### Provided data ###

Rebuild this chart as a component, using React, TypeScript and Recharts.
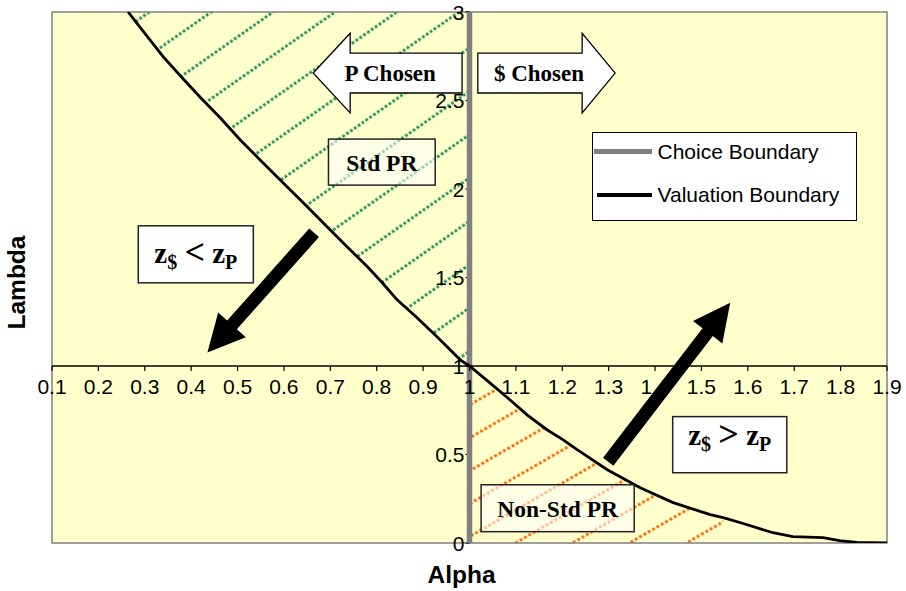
import {
  ComposedChart,
  Line,
  Area,
  XAxis,
  YAxis,
  CartesianGrid,
  ReferenceArea,
  ReferenceLine,
  ReferenceDot,
  Legend,
} from "recharts"

// valuation boundary
const valuationAlpha = [
  0.264, 0.301, 0.34, 0.379, 0.419, 0.463, 0.506, 0.553, 0.598, 0.646, 0.693, 0.736, 0.78, 0.812, 0.844, 0.887,
  0.93, 0.98, 1.0, 1.044, 1.087, 1.124, 1.167, 1.202, 1.232, 1.297, 1.368, 1.439, 1.519, 1.547, 1.59, 1.654, 1.697,
  1.762, 1.798, 1.835, 1.9,
]
const valuationLambda = [
  3.0, 2.876, 2.746, 2.633, 2.52, 2.401, 2.277, 2.153, 2.035, 1.911, 1.787, 1.674, 1.561, 1.47, 1.374, 1.273, 1.165,
  1.035, 1.0, 0.905, 0.809, 0.724, 0.64, 0.583, 0.527, 0.414, 0.312, 0.228, 0.16, 0.143, 0.11, 0.058, 0.036, 0.03,
  0.013, 0.003, 0.0,
]

// choice boundary (vertical at alpha = 1)
const choiceAlpha = [1, 1]
const choiceLambda = [0, 3]

const seriesNames = ["Choice Boundary", "Valuation Boundary"]

const alphaTicks = [0.1, 0.2, 0.3, 0.4, 0.5, 0.6, 0.7, 0.8, 0.9, 1, 1.1, 1.2, 1.3, 1.4, 1.5, 1.6, 1.7, 1.8, 1.9]
const alphaTickLabels = ["0.1", "0.2", "0.3", "0.4", "0.5", "0.6", "0.7", "0.8", "0.9", "1", "1.1", "1.2", "1.3", "1.4", "1.5", "1.6", "1.7", "1.8", "1.9"]
const lambdaTicks = [0, 0.5, 1, 1.5, 2, 2.5, 3]
const lambdaTickLabels = ["0", "0.5", "1", "1.5", "2", "2.5", "3"]

// end of the hatched non-standard region
const nonStdHatchEnd = 1.55

const SANS = "'Liberation Sans', Arial, Helvetica, sans-serif"
const SERIF = "'Liberation Serif', 'Times New Roman', Times, serif"

const CHOICE_W = 5.5
const VALUATION_W = 2.8

// annotation boxes, in data units
const boxes = {
  pChosen: { x1: 0.663, x2: 0.984, y1: 2.43, y2: 2.88 },
  dChosen: { x1: 1.018, x2: 1.314, y1: 2.43, y2: 2.88 },
  stdPr: { x1: 0.696, x2: 0.926, y1: 2.022, y2: 2.282 },
  zLess: { x1: 0.286, x2: 0.534, y1: 1.47, y2: 1.792 },
  zMore: { x1: 1.438, x2: 1.684, y1: 0.397, y2: 0.714 },
  nonStd: { x1: 1.025, x2: 1.355, y1: 0.064, y2: 0.329 },
}
const arrowDown = [{ x: 0.665, y: 1.753 }, { x: 0.435, y: 1.076 }]
const arrowUp = [{ x: 1.299, y: 0.459 }, { x: 1.562, y: 1.357 }]

const valuationData = valuationAlpha.map((a, i) => ({ alpha: a, lambda: valuationLambda[i] }))
const choiceData = choiceAlpha.map((a, i) => ({ alpha: a, lambda: choiceLambda[i] }))
const stdBand = valuationData.filter((d) => d.alpha <= 1).map((d) => ({ alpha: d.alpha, band: [d.lambda, 3] }))
const nonStdBand = valuationData
  .filter((d) => d.alpha >= 1 && d.alpha <= nonStdHatchEnd)
  .map((d) => ({ alpha: d.alpha, band: [0, d.lambda] }))

const AlphaTitle = ({ viewBox }: any) => (
  <text
    x={viewBox.x + viewBox.width / 2 - 8}
    y={viewBox.y + 40}
    textAnchor="middle"
    fontFamily={SANS}
    fontWeight="bold"
    fontSize={24.5}
    fill="#000"
  >
    Alpha
  </text>
)

const LambdaTitle = ({ viewBox }: any) => {
  const cx = 16.5
  const cy = viewBox.y + viewBox.height / 2 + 5
  return (
    <text
      x={cx}
      y={cy}
      dy="0.35em"
      transform={`rotate(-90, ${cx}, ${cy})`}
      textAnchor="middle"
      fontFamily={SANS}
      fontWeight="bold"
      fontSize={24.5}
      fill="#000"
    >
      Lambda
    </text>
  )
}

const alphaTick = (label: string) => (p: any) => (
  <g>
    <line x1={p.cx} y1={p.cy} x2={p.cx} y2={p.cy + 5} stroke="#000" strokeWidth={1.2} />
    <text x={p.cx} y={p.cy + 28} textAnchor="middle" fontFamily={SANS} fontSize={21} fill="#000">
      {label}
    </text>
  </g>
)

const lambdaTick = (label: string) => (p: any) => (
  <g>
    <line x1={p.cx - 4} y1={p.cy} x2={p.cx} y2={p.cy} stroke="#000" strokeWidth={1.2} />
    <text x={p.cx - 5} y={p.cy} dy="0.36em" textAnchor="end" fontFamily={SANS} fontSize={21} fill="#000">
      {label}
    </text>
  </g>
)

const blockArrow = (dir: "left" | "right", label: string, head: number, textAt: number) => (p: any) => {
  const { x, y, width: w, height: h } = p
  const top = y + h * 0.25
  const bot = y + h * 0.75
  const pts =
    dir === "left"
      ? [[x, y + h / 2], [x + head, y], [x + head, top], [x + w, top], [x + w, bot], [x + head, bot], [x + head, y + h]]
      : [[x + w, y + h / 2], [x + w - head, y], [x + w - head, top], [x, top], [x, bot], [x + w - head, bot], [x + w - head, y + h]]
  return (
    <g>
      <polygon points={pts.map((q) => q.join(",")).join(" ")} fill="#fff" stroke="#000" strokeWidth={1.3} />
      <text x={x + w * textAt} y={y + h / 2 + 8} textAnchor="middle" fontFamily={SERIF} fontWeight="bold" fontSize={23} fill="#000">
        {label}
      </text>
    </g>
  )
}

const labelBox = (label: string, fillOpacity: number) => (p: any) => {
  const { x, y, width: w, height: h } = p
  return (
    <g>
      <rect x={x} y={y} width={w} height={h} fill="#fff" fillOpacity={fillOpacity} stroke="#222" strokeWidth={1.5} />
      <text x={x + w / 2} y={y + h / 2 + 8.5} textAnchor="middle" fontFamily={SERIF} fontWeight="bold" fontSize={23.5} fill="#000">
        {label}
      </text>
    </g>
  )
}

const zBox = (op: string, baseAt: number) => (p: any) => {
  const { x, y, width: w, height: h } = p
  return (
    <g>
      <rect x={x} y={y} width={w} height={h} fill="#fff" stroke="#222" strokeWidth={1.5} />
      <text x={x + w / 2} y={y + h * baseAt} textAnchor="middle" fontFamily={SERIF} fontWeight="bold" fontSize={29} fill="#000">
        z
        <tspan fontSize={20} dy={6}>
          $
        </tspan>
        <tspan dy={-6}> </tspan>
        <tspan fontSize={36} dy={1}>
          {op}
        </tspan>
        <tspan dy={-1}> z</tspan>
        <tspan fontSize={20} dy={6}>
          P
        </tspan>
      </text>
    </g>
  )
}

const ThickArrow = (p: any) => {
  const { x1, y1, x2, y2 } = p
  const len = Math.hypot(x2 - x1, y2 - y1)
  const ux = (x2 - x1) / len
  const uy = (y2 - y1) / len
  const nx = -uy
  const ny = ux
  const head = 37
  const hw = 18.5
  const sw = 6.5
  const bx = x2 - ux * head
  const by = y2 - uy * head
  const pts = [
    [x1 + nx * sw, y1 + ny * sw],
    [bx + nx * sw, by + ny * sw],
    [bx + nx * hw, by + ny * hw],
    [x2, y2],
    [bx - nx * hw, by - ny * hw],
    [bx - nx * sw, by - ny * sw],
    [x1 - nx * sw, y1 - ny * sw],
  ]
  return <polygon points={pts.map((q) => q.join(",")).join(" ")} fill="#000" />
}

const sampleWidths = [CHOICE_W, VALUATION_W + 0.7]

const LegendBox = ({ payload }: any) => {
  const items = seriesNames.map((n) => (payload || []).find((e: any) => e.value === n)).filter(Boolean)
  return (
    <div
      style={{
        boxSizing: "border-box",
        width: 265,
        height: 89,
        border: "1.5px solid #000",
        background: "#fff",
        position: "relative",
        fontFamily: SANS,
        fontSize: 21,
        color: "#000",
      }}
    >
      {items.map((e: any, i: number) => (
        <div
          key={e.value}
          style={{ position: "absolute", left: 0, top: i === 0 ? 6.5 : 50, height: 24, display: "flex", alignItems: "center" }}
        >
          <div
            style={{
              marginLeft: i === 0 ? 0.5 : 3.5,
              width: i === 0 ? 58 : 55,
              height: sampleWidths[i],
              background: e.color,
            }}
          />
          <span style={{ marginLeft: 6, whiteSpace: "nowrap", lineHeight: "24px" }}>{e.value}</span>
        </div>
      ))}
    </div>
  )
}

export default function App() {
  return (
    <div style={{ width: 906, height: 591, position: "relative", background: "#fff" }}>
      <style>{`body{margin:0}`}</style>
      <ComposedChart width={906} height={591} margin={{ top: 12, right: 19, bottom: 0, left: 0 }}>
        <defs>
          <pattern id="stdHatch" patternUnits="userSpaceOnUse" width={4.7} height={35.5} patternTransform="rotate(-35)">
            <rect x={0} y={23.1} width={2.8} height={2.8} fill="#22945C" />
          </pattern>
          <pattern id="nonStdHatch" patternUnits="userSpaceOnUse" width={5} height={28.5} patternTransform="rotate(-30)">
            <rect x={0} y={14.1} width={2.8} height={2.8} fill="#FF6200" />
          </pattern>
        </defs>
        <CartesianGrid horizontal={false} vertical={false} fill="#FFFFCC" />
        <XAxis
          type="number"
          dataKey="alpha"
          domain={[0.1, 1.9]}
          ticks={alphaTicks}
          allowDataOverflow
          height={48}
          tick={false}
          tickLine={false}
          axisLine={false}
          label={<AlphaTitle />}
        />
        <YAxis
          type="number"
          domain={[0, 3]}
          ticks={lambdaTicks}
          allowDataOverflow
          width={52}
          tick={false}
          tickLine={false}
          axisLine={false}
          label={<LambdaTitle />}
        />
        <Area
          data={stdBand}
          dataKey="band"
          type="linear"
          stroke="none"
          fill="url(#stdHatch)"
          fillOpacity={1}
          legendType="none"
          dot={false}
          activeDot={false}
          isAnimationActive={false}
          zIndex={100}
        />
        <Area
          data={nonStdBand}
          dataKey="band"
          type="linear"
          stroke="none"
          fill="url(#nonStdHatch)"
          fillOpacity={1}
          legendType="none"
          dot={false}
          activeDot={false}
          isAnimationActive={false}
          zIndex={101}
        />
        <ReferenceArea x1={0.1} x2={1.9} y1={0} y2={3} fill="none" stroke="#808080" strokeWidth={1.5} zIndex={150} />
        {lambdaTicks.map((v, i) => (
          <ReferenceDot key={`ly${v}`} x={1} y={v} r={1} shape={lambdaTick(lambdaTickLabels[i])} zIndex={200} />
        ))}
        <Line
          data={choiceData}
          dataKey="lambda"
          name={seriesNames[0]}
          type="linear"
          stroke="#808080"
          strokeWidth={CHOICE_W}
          dot={false}
          activeDot={false}
          isAnimationActive={false}
          zIndex={400}
        />
        <Line
          data={valuationData}
          dataKey="lambda"
          name={seriesNames[1]}
          type="linear"
          stroke="#000"
          strokeWidth={VALUATION_W}
          dot={false}
          activeDot={false}
          isAnimationActive={false}
          zIndex={410}
        />
        <ReferenceLine y={1} stroke="#000" strokeWidth={1.3} zIndex={420} />
        {alphaTicks.map((v, i) => (
          <ReferenceDot key={`ax${v}`} x={v} y={1} r={1} shape={alphaTick(alphaTickLabels[i])} zIndex={430} />
        ))}
        <ReferenceArea {...boxes.stdPr} shape={labelBox("Std PR", 0.55)} zIndex={440} />
        <ReferenceArea {...boxes.nonStd} shape={labelBox("Non-Std PR", 0.55)} zIndex={440} />
        <ReferenceArea {...boxes.zLess} shape={zBox("<", 0.65)} zIndex={440} />
        <ReferenceArea {...boxes.zMore} shape={zBox(">", 0.5)} zIndex={440} />
        <ReferenceArea {...boxes.pChosen} shape={blockArrow("left", "P Chosen", 37, 0.517)} zIndex={450} />
        <ReferenceArea {...boxes.dChosen} shape={blockArrow("right", "$ Chosen", 33, 0.445)} zIndex={450} />
        <ReferenceLine segment={arrowDown} shape={ThickArrow} zIndex={460} />
        <ReferenceLine segment={arrowUp} shape={ThickArrow} zIndex={460} />
        <Legend
          layout="vertical"
          align="center"
          verticalAlign="middle"
          wrapperStyle={{ left: 592, top: 132, width: 265, height: 89 }}
          content={<LegendBox />}
        />
      </ComposedChart>
    </div>
  )
}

###

Objective
Give again exactly the lines running from the beginning of the material above through the line that contains "1.299, y: 0.459", and leave out every picture.

The solution
Rebuild this chart as a component, using React, TypeScript and Recharts.
import {
  ComposedChart,
  Line,
  Area,
  XAxis,
  YAxis,
  CartesianGrid,
  ReferenceArea,
  ReferenceLine,
  ReferenceDot,
  Legend,
} from "recharts"

// valuation boundary
const valuationAlpha = [
  0.264, 0.301, 0.34, 0.379, 0.419, 0.463, 0.506, 0.553, 0.598, 0.646, 0.693, 0.736, 0.78, 0.812, 0.844, 0.887,
  0.93, 0.98, 1.0, 1.044, 1.087, 1.124, 1.167, 1.202, 1.232, 1.297, 1.368, 1.439, 1.519, 1.547, 1.59, 1.654, 1.697,
  1.762, 1.798, 1.835, 1.9,
]
const valuationLambda = [
  3.0, 2.876, 2.746, 2.633, 2.52, 2.401, 2.277, 2.153, 2.035, 1.911, 1.787, 1.674, 1.561, 1.47, 1.374, 1.273, 1.165,
  1.035, 1.0, 0.905, 0.809, 0.724, 0.64, 0.583, 0.527, 0.414, 0.312, 0.228, 0.16, 0.143, 0.11, 0.058, 0.036, 0.03,
  0.013, 0.003, 0.0,
]

// choice boundary (vertical at alpha = 1)
const choiceAlpha = [1, 1]
const choiceLambda = [0, 3]

const seriesNames = ["Choice Boundary", "Valuation Boundary"]

const alphaTicks = [0.1, 0.2, 0.3, 0.4, 0.5, 0.6, 0.7, 0.8, 0.9, 1, 1.1, 1.2, 1.3, 1.4, 1.5, 1.6, 1.7, 1.8, 1.9]
const alphaTickLabels = ["0.1", "0.2", "0.3", "0.4", "0.5", "0.6", "0.7", "0.8", "0.9", "1", "1.1", "1.2", "1.3", "1.4", "1.5", "1.6", "1.7", "1.8", "1.9"]
const lambdaTicks = [0, 0.5, 1, 1.5, 2, 2.5, 3]
const lambdaTickLabels = ["0", "0.5", "1", "1.5", "2", "2.5", "3"]

// end of the hatched non-standard region
const nonStdHatchEnd = 1.55

const SANS = "'Liberation Sans', Arial, Helvetica, sans-serif"
const SERIF = "'Liberation Serif', 'Times New Roman', Times, serif"

const CHOICE_W = 5.5
const VALUATION_W = 2.8

// annotation boxes, in data units
const boxes = {
  pChosen: { x1: 0.663, x2: 0.984, y1: 2.43, y2: 2.88 },
  dChosen: { x1: 1.018, x2: 1.314, y1: 2.43, y2: 2.88 },
  stdPr: { x1: 0.696, x2: 0.926, y1: 2.022, y2: 2.282 },
  zLess: { x1: 0.286, x2: 0.534, y1: 1.47, y2: 1.792 },
  zMore: { x1: 1.438, x2: 1.684, y1: 0.397, y2: 0.714 },
  nonStd: { x1: 1.025, x2: 1.355, y1: 0.064, y2: 0.329 },
}
const arrowDown = [{ x: 0.665, y: 1.753 }, { x: 0.435, y: 1.076 }]
const arrowUp = [{ x: 1.299, y: 0.459 }, { x: 1.562, y: 1.357 }]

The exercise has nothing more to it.